The results of the first studies were published on 5 February 2026. Three broad route options are being studied, two ending at Gonesse and one continuing to Charles de Gaulle Airport; the variants ending at Gonesse would connect there to Line 17. Costs range from €4.8 billion to €6.7 billion depending on the option, with 7 to 15 stations.

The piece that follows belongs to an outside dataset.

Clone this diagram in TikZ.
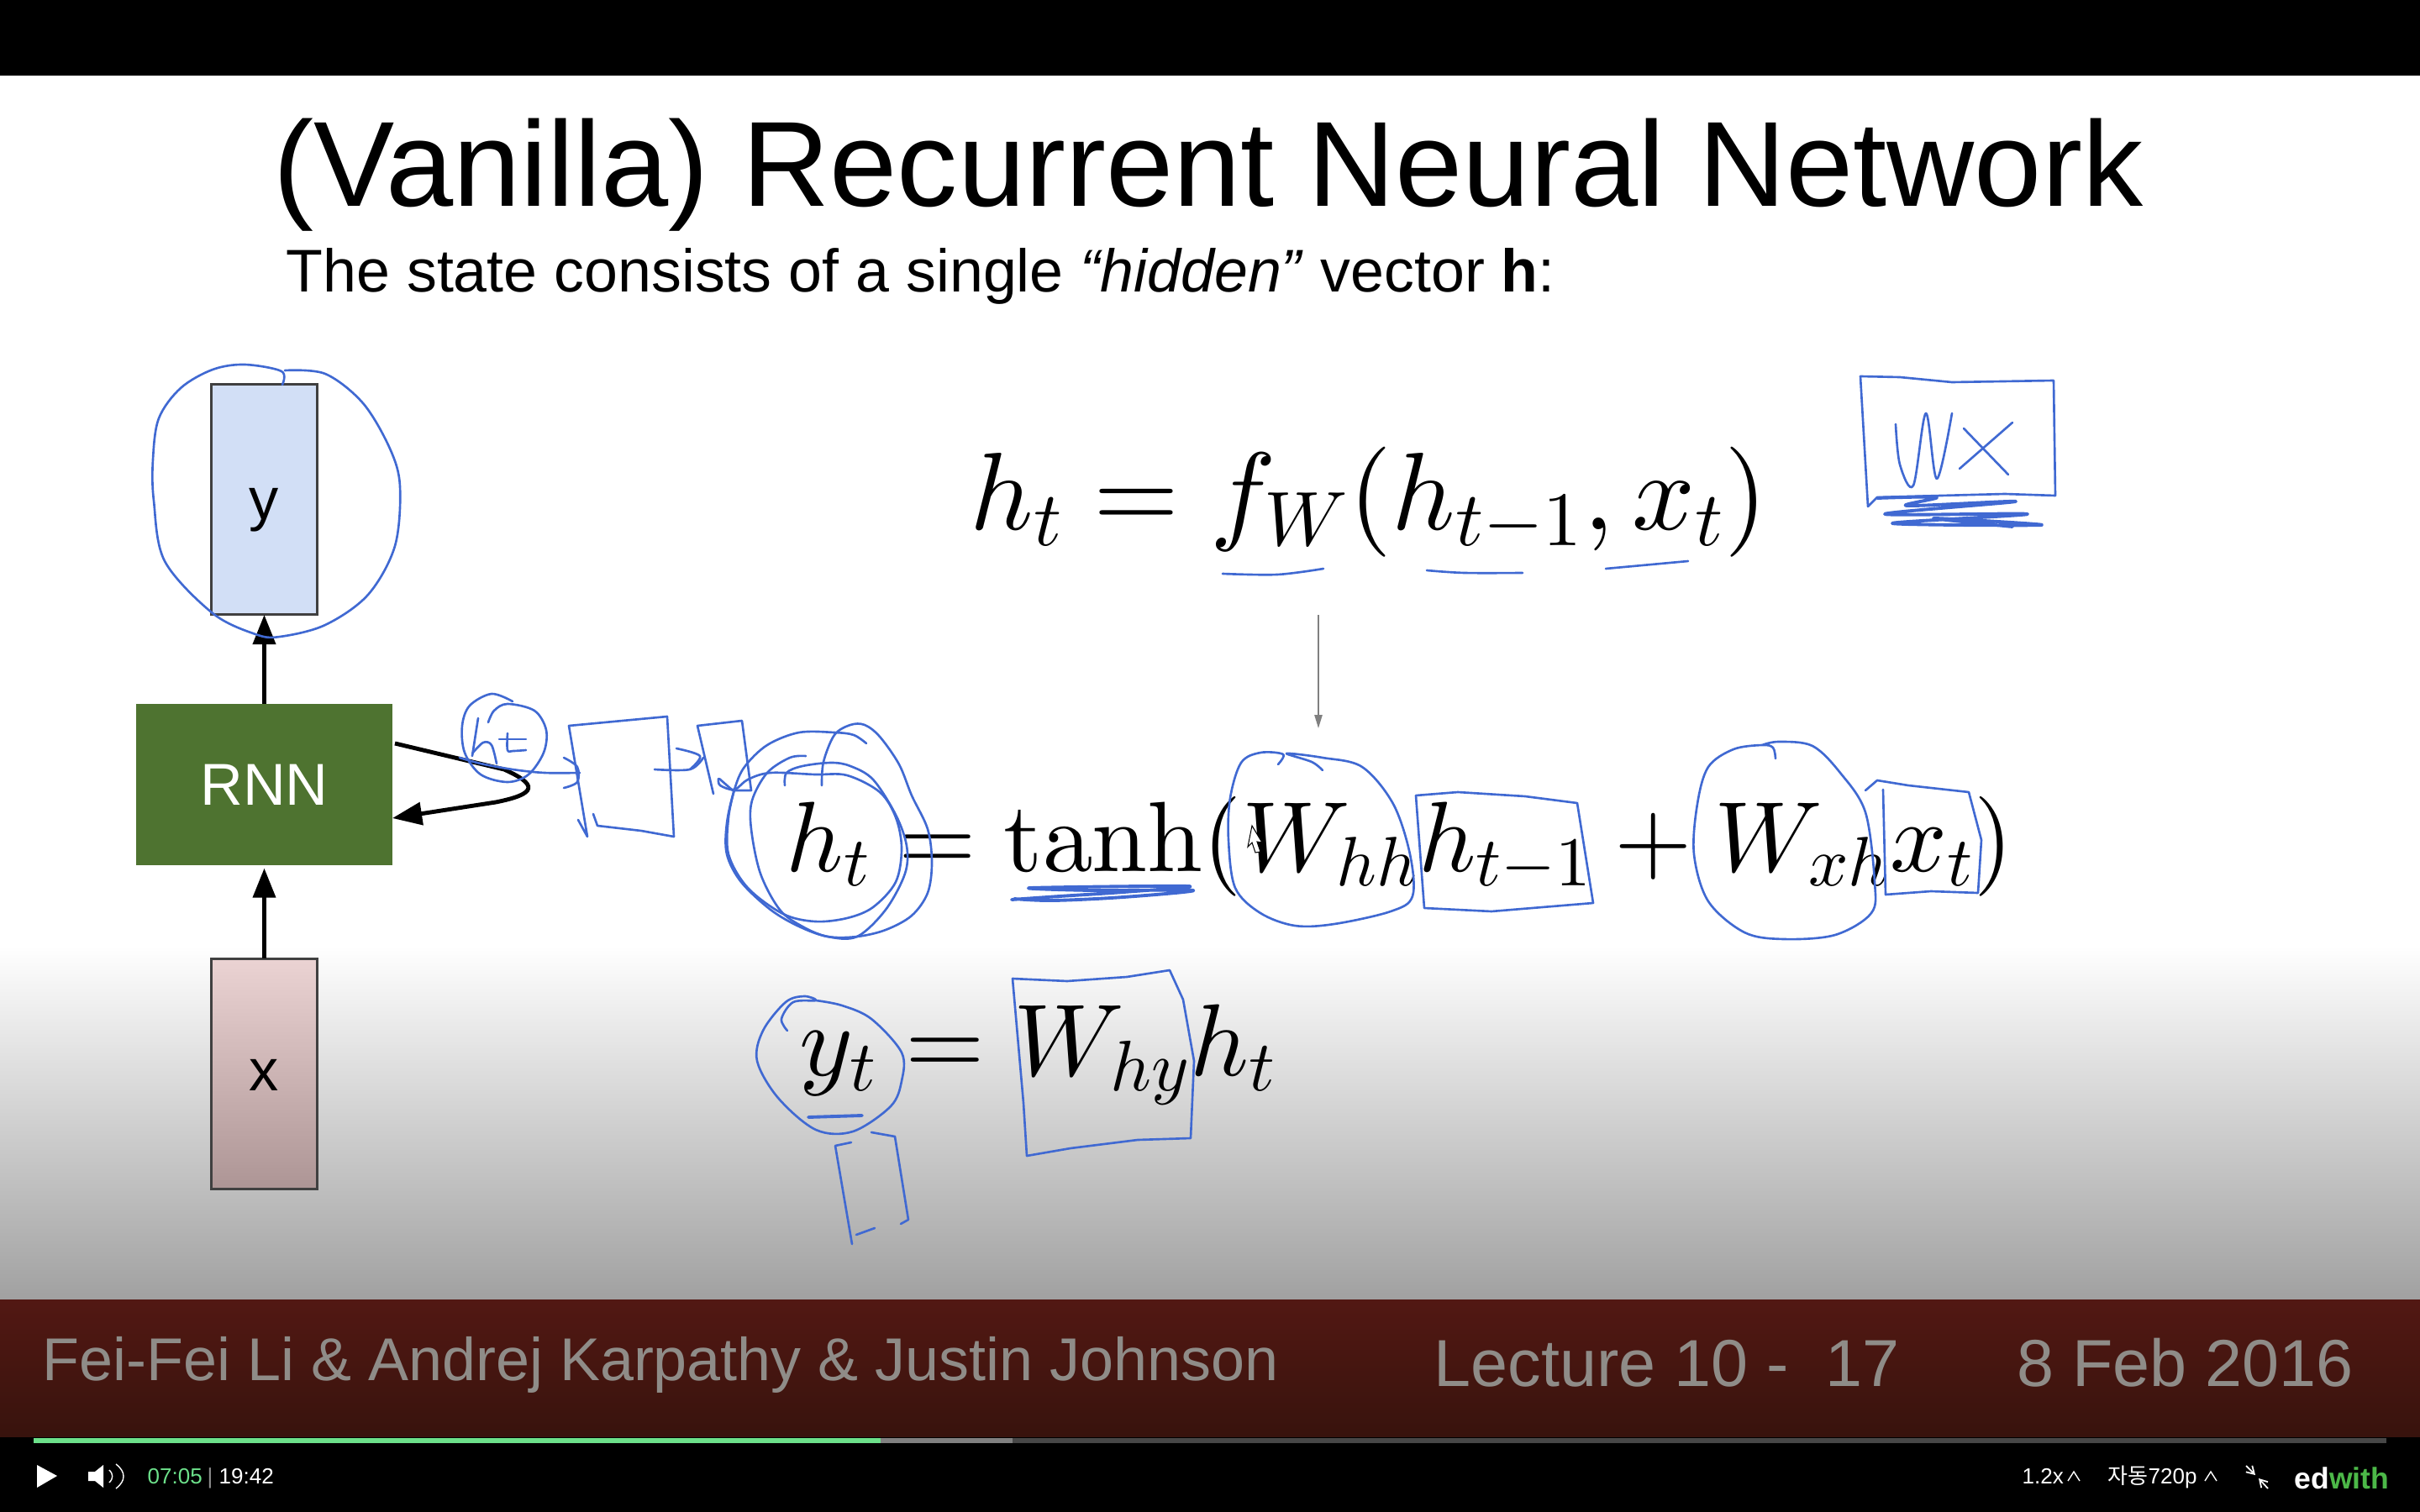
\documentclass[tikz,border=0pt]{standalone}
\usepackage[no-math]{fontspec}
\usepackage{xcolor}
\usetikzlibrary{arrows.meta,positioning}
\newfontfamily\slidefont{Liberation Sans}
\newfontfamily\korfont{Noto Sans CJK KR}
\DeclareFontShape{OT1}{cmr}{m}{n}{<->cmr10}{}
\DeclareFontShape{OML}{cmm}{m}{it}{<->cmmi10}{\skewchar\font=127}
\DeclareFontShape{OMS}{cmsy}{m}{n}{<->cmsy10}{\skewchar\font=48}
\definecolor{penblue}{HTML}{4069D2}
\definecolor{rnngreen}{HTML}{4E7330}
\definecolor{outblue}{HTML}{D2DFF6}
\definecolor{footred}{HTML}{521813}
\definecolor{footdark}{HTML}{38130D}
\definecolor{footgray}{HTML}{8F8C88}
\definecolor{playgreen}{HTML}{6CE08A}
\definecolor{logogreen}{HTML}{4CB848}
\definecolor{inpink}{HTML}{EBD3D3}
\definecolor{indusk}{HTML}{AD9595}
\tikzset{
  headline/.style={
    anchor=base west,
    inner sep=0pt,
    font={\slidefont\fontsize{41}{45}\selectfont}
  },
  subline/.style={
    headline,
    font={\slidefont\fontsize{20.4}{24}\selectfont}
  },
  footline/.style={
    headline,
    text=footgray,
    font={\slidefont\fontsize{20.45}{26}\selectfont}
  },
  footright/.style={
    footline,
    font={\slidefont\fontsize{22.5}{26}\selectfont}
  },
  formula/.style={
    anchor=base west,
    inner sep=0pt,
    font={\fontsize{33.8}{42}\selectfont}
  },
  layerbox/.style={
    draw=black!75,
    line width=0.8pt,
    minimum width=1.26cm,
    minimum height=2.74cm,
    outer sep=0pt,
    inner sep=0pt,
    text depth=0pt,
    font={\slidefont\fontsize{20}{24}\selectfont}
  },
  rnnbox/.style={
    fill=rnngreen,
    text=white,
    minimum width=3.05cm,
    minimum height=1.92cm,
    outer sep=0pt,
    inner sep=0pt,
    font={\slidefont\fontsize{20}{24}\selectfont}
  },
  flowarrow/.style={
    -{Triangle[length=10pt,width=7.6pt]},
    line width=1.4pt,
    draw=black
  },
  grayarrow/.style={
    -{Triangle[length=4.5pt,width=2.6pt]},
    line width=0.5pt,
    draw=black!50
  },
  penstroke/.style={
    draw=penblue,
    line width=0.75pt,
    line cap=round,
    line join=round
  },
  pencurve/.style={
    penstroke,
    smooth,
    tension=0.55
  },
  penheavy/.style={
    pencurve,
    line width=1.1pt
  },
  playerlabel/.style={
    anchor=base west,
    inner sep=0pt,
    text=white,
    font={\slidefont\fontsize{7.4}{9}\selectfont}
  }
}

\begin{document}
\begin{tikzpicture}[x=0.01cm,y=-0.01cm]
    \useasboundingbox (0,0) rectangle (2880,1800);
    \fill[black] (0,0) rectangle (2880,1800);
    \fill[white] (0,90) rectangle (2880,1126);
    \shade[top color=white,bottom color=black!37] (0,1125) rectangle (2880,1547);
    \shade[top color=footred,bottom color=footdark] (0,1547) rectangle (2880,1710);

    \node[headline] (title) at (325,246) {(Vanilla) Recurrent Neural Network};
    \node[subline] (subtitle) at (340,348) {The state consists of a single \textit{“hidden”} vector \textbf{h}:};

    \node[rnnbox] (rnn) at (314.5,934) {RNN};
    \node[layerbox, fill=outblue, text height=0.48cm, above=1.06cm of rnn] (yvec) {y};
    \node[layerbox, top color=inpink, bottom color=indusk, text height=0.4cm, below=1.11cm of rnn] (xvec) {x};

    \draw[flowarrow] (rnn) -- (yvec);
    \draw[flowarrow, shorten >=1pt] (xvec) -- (rnn);
    \coordinate (loopout) at (470,885);
    \coordinate (loopin) at (467,974);
    \draw[flowarrow] (loopout) -- (600,916) .. controls (640,934) and (640,945) .. (590,955) -- (loopin);

    \node[formula, font={\fontsize{37.3}{42}\selectfont}] (stepeq) at (1154,630) {$h_t = f_W(h_{t-1},x_t)$};
    \node[formula] (hiddeneq) at (935,1037) {$h_t = \mathrm{tanh}(W_{hh}h_{t-1} + W_{xh}x_t)$};
    \node[formula, font={\fontsize{34.6}{42}\selectfont}] (outputeq) at (951,1280) {$y_t = W_{hy}h_t$};
    \coordinate (fdown) at (1569,732);
    \coordinate (tanhup) at (1569,867);
    \draw[grayarrow] (fdown) -- (tanhup);

    \draw[pencurve] plot coordinates {(336,458) (335,442) (291,434) (253,440) (215,462) (189,498) (182,547) (183,596) (196,668) (253,730) (304,755) (333,758) (387,744) (438,708) (470,650) (476,579) (464,534) (432,480) (387,445) (339,441)};

    \draw[pencurve] plot coordinates {(610,835) (585,826) (559,840) (550,864) (553,896) (572,922) (604,931) (629,922) (647,896) (650,869) (636,846) (604,838) (588,846) (581,860)};
    \draw[penstroke] (569,855) -- (562,900);
    \draw[pencurve] plot coordinates {(562,897) (575,884) (585,887) (591,909)};
    \draw[pencurve] plot coordinates {(604,873) (604,893) (611,894) (626,893)};
    \draw[penstroke] (594,880) -- (626,880);
    \draw[pencurve] plot coordinates {(547,902) (572,909) (610,916) (648,920) (690,920)};
    \draw[pencurve] plot coordinates {(671,902) (687,913) (687,931) (671,938)};
    \draw[penstroke] (706,969) -- (711,983) -- (763,989) -- (802,996) -- (794,853) -- (677,864) -- (699,996) -- (688,976);
    \draw[pencurve] plot coordinates {(779,916) (821,916) (837,902)};
    \draw[pencurve] plot coordinates {(805,891) (833,900) (821,916)};
    \draw[penstroke] (849,945) -- (830,864) -- (883,858) -- (894,941) -- (872,941) -- (856,927);

    \draw[pencurve] plot coordinates {(978,935) (980,907) (993,875) (1012,863) (1029,863) (1047,877) (1070,910) (1085,947) (1104,987) (1109,1027) (1104,1063) (1085,1090) (1054,1107) (1020,1115) (985,1115) (951,1103) (917,1083) (882,1050) (865,1017) (865,980) (874,940) (886,913) (913,887) (951,872) (993,872) (1016,875) (1031,885)};
    \draw[pencurve] plot coordinates {(959,900) (940,902) (913,920) (895,953) (894,987) (905,1040) (928,1083) (955,1103) (985,1115) (1020,1115) (1054,1083) (1077,1040) (1079,1007) (1066,970) (1039,928) (1012,912) (989,908) (955,912) (936,920) (934,935)};
    \draw[pencurve] plot coordinates {(855,927) (857,935) (874,940) (890,928) (917,920) (970,922) (1008,923) (1047,943) (1066,973) (1073,1010) (1066,1050) (1039,1080) (1008,1093) (970,1097) (932,1088) (890,1057) (867,1017) (867,973) (874,940)};
    \draw[penheavy] plot coordinates {(1204,1071) (1261,1067) (1337,1062) (1414,1055) (1227,1057) (1299,1060) (1420,1060) (1337,1068) (1253,1072) (1207,1070)};

    \draw[pencurve] plot coordinates {(1521,910) (1527,898) (1500,896) (1477,908) (1464,950) (1462,1000) (1470,1057) (1500,1087) (1541,1102) (1588,1100) (1655,1085) (1681,1067) (1678,1017) (1658,957) (1621,913) (1574,902) (1531,897) (1561,907) (1574,917)};
    \draw[penstroke] (1685,947) -- (1735,943) -- (1815,948) -- (1877,956) -- (1896,1075) -- (1775,1085) -- (1695,1081) -- cycle;
    \draw[pencurve] plot coordinates {(2113,903) (2110,890) (2097,887) (2063,892) (2033,913) (2020,957) (2016,1017) (2033,1073) (2076,1110) (2123,1118) (2184,1113) (2227,1087) (2231,1050) (2220,967) (2190,920) (2157,888) (2117,883) (2097,887)};
    \draw[penstroke] (2220,941) -- (2234,929) -- (2271,935) -- (2343,943) -- (2358,1000) -- (2354,1063) -- (2298,1061) -- (2244,1065) -- (2241,940);
    \fill[white,draw=black,line width=0.3pt] (1490,983) -- (1502,1003) -- (1496,1002) -- (1500,1014) -- (1494,1015) -- (1490,1003) -- (1485,1008) -- cycle;

    \draw[pencurve] plot coordinates {(937,1227) (930,1213) (944,1193) (971,1191) (957,1186) (935,1193) (908,1227) (901,1263) (926,1307) (971,1345) (1015,1347) (1060,1317) (1073,1287) (1073,1253) (1037,1213) (1002,1197) (971,1191)};
    \draw[penheavy] (962,1330) -- (1026,1328);
    \draw[penstroke] (1013,1360) -- (994,1364) -- (1014,1481);
    \draw[penstroke] (1019,1470) -- (1041,1462);
    \draw[penstroke] (1037,1348) -- (1065,1353) -- (1081,1452) -- (1072,1457);
    \draw[penstroke] (1205,1165) -- (1270,1168) -- (1341,1163) -- (1392,1155) -- (1408,1190) -- (1421,1263) -- (1417,1355) -- (1354,1357) -- (1274,1367) -- (1222,1376) -- (1218,1313) -- cycle;

    \draw[pencurve] plot coordinates {(1455,683) (1520,684) (1575,677)};
    \draw[pencurve] plot coordinates {(1698,679) (1743,682) (1812,682)};
    \draw[penstroke] (1911,677) -- (2009,668);
    \draw[penstroke] (2214,448) -- (2261,449) -- (2323,455) -- (2444,453) -- (2446,590) -- (2386,588) -- (2234,592) -- (2223,603) -- cycle;
    \draw[pencurve] plot coordinates {(2256,505) (2261,553) (2277,578) (2292,492) (2305,570) (2323,492)};
    \draw[penstroke] (2332,558) -- (2395,503);
    \draw[penstroke] (2337,510) -- (2390,565);
    \draw[penheavy] plot coordinates {(2234,593) (2305,592) (2270,602) (2399,597) (2243,612) (2413,612) (2252,623) (2430,625) (2301,617) (2395,627)};

    \node[footline] (authors) at (50,1643) {Fei-Fei Li \& Andrej Karpathy \& Justin Johnson};
    \node[footright] (lecture) at (1706,1650) {Lecture 10 -\ \ 17};
    \node[footright] (datelabel) at (2400,1650) {8 Feb 2016};

    \fill[black!50] (40,1712) rectangle (1205,1718);
    \fill[black!72] (1205,1712) rectangle (2840,1718);
    \fill[playgreen] (40,1712) rectangle (1048,1718);

    \fill[white] (44,1744) -- (68,1757) -- (44,1771) -- cycle;
    \fill[white] (105,1752) -- (113,1752) -- (123,1744) -- (123,1771) -- (113,1763) -- (105,1763) -- cycle;
    \draw[white,line width=0.4pt] (130,1750) .. controls (135,1755) and (135,1760) .. (130,1765);
    \draw[white,line width=0.4pt] (138,1743) .. controls (150,1752) and (150,1763) .. (138,1772);
    \node[playerlabel, text=playgreen] (elapsed) at (175,1766) {07:05};
    \node[playerlabel, text=black!45] (timebar) at (246,1766) {|};
    \node[playerlabel] (total) at (260,1766) {19:42};
    \node[playerlabel] (speed) at (2406,1766) {1.2x};
    \draw[white,line width=0.4pt] (2461,1763) -- (2468,1752) -- (2475,1763);
    \node[playerlabel, font={\korfont\fontsize{7.4}{9}\selectfont}] (quality) at (2508,1766) {자동};
    \node[playerlabel] (qualityp) at (2556,1766) {720p};
    \draw[white,line width=0.4pt] (2624,1763) -- (2631,1752) -- (2638,1763);
    \draw[white,line width=0.5pt,-{Straight Barb[length=2.5pt,width=3pt]}] (2673,1745) -- (2684,1756);
    \draw[white,line width=0.5pt,-{Straight Barb[length=2.5pt,width=3pt]}] (2699,1772) -- (2688,1760);
    \node[playerlabel, font={\slidefont\bfseries\fontsize{10.1}{13}\selectfont}] (edlogo) at (2730,1772) {ed\textcolor{logogreen}{with}};
\end{tikzpicture}
\end{document}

Route options examined in the first studies
| Option | Route | Estimated cost |
| 1 (express variant) | Nanterre–La Folie – Gonesse via Ermont–Eaubonne | €4.8–5.8 billion |
1 (local variant)
| 2A | Nanterre–La Folie – Charles de Gaulle Airport via Saint-Gratien | €5.6–6.7 billion |
| 2B | Nanterre–La Folie – Gonesse via Saint-Gratien |
| 3 | Nanterre–La Folie – Gonesse via Sartrouville | €6 billion |

Construction is expected during the 2030s, with the line opening around 2040.

== Funding ==
Some €6.5 million of preliminary studies were announced in November 2023, with the region agreeing to contribute alongside the department. Construction was initially estimated at around €6.5 billion in November 2023, revised to between €4.8 billion and €6.7 billion by the 2026 studies. Financial support from the French state is under consideration; according to the two presidents, the state is not opposed to taking part. The line is not legally part of the Grand Paris Express, and integrating it would require a new law.

The project has drawn scepticism. The national transport users' federation FNAUT said the scheme had come "out of nowhere" and was quickly granted study funding, and some Val-d'Oise residents worry that it could crowd out funding for the planned extension of tramway Line 11.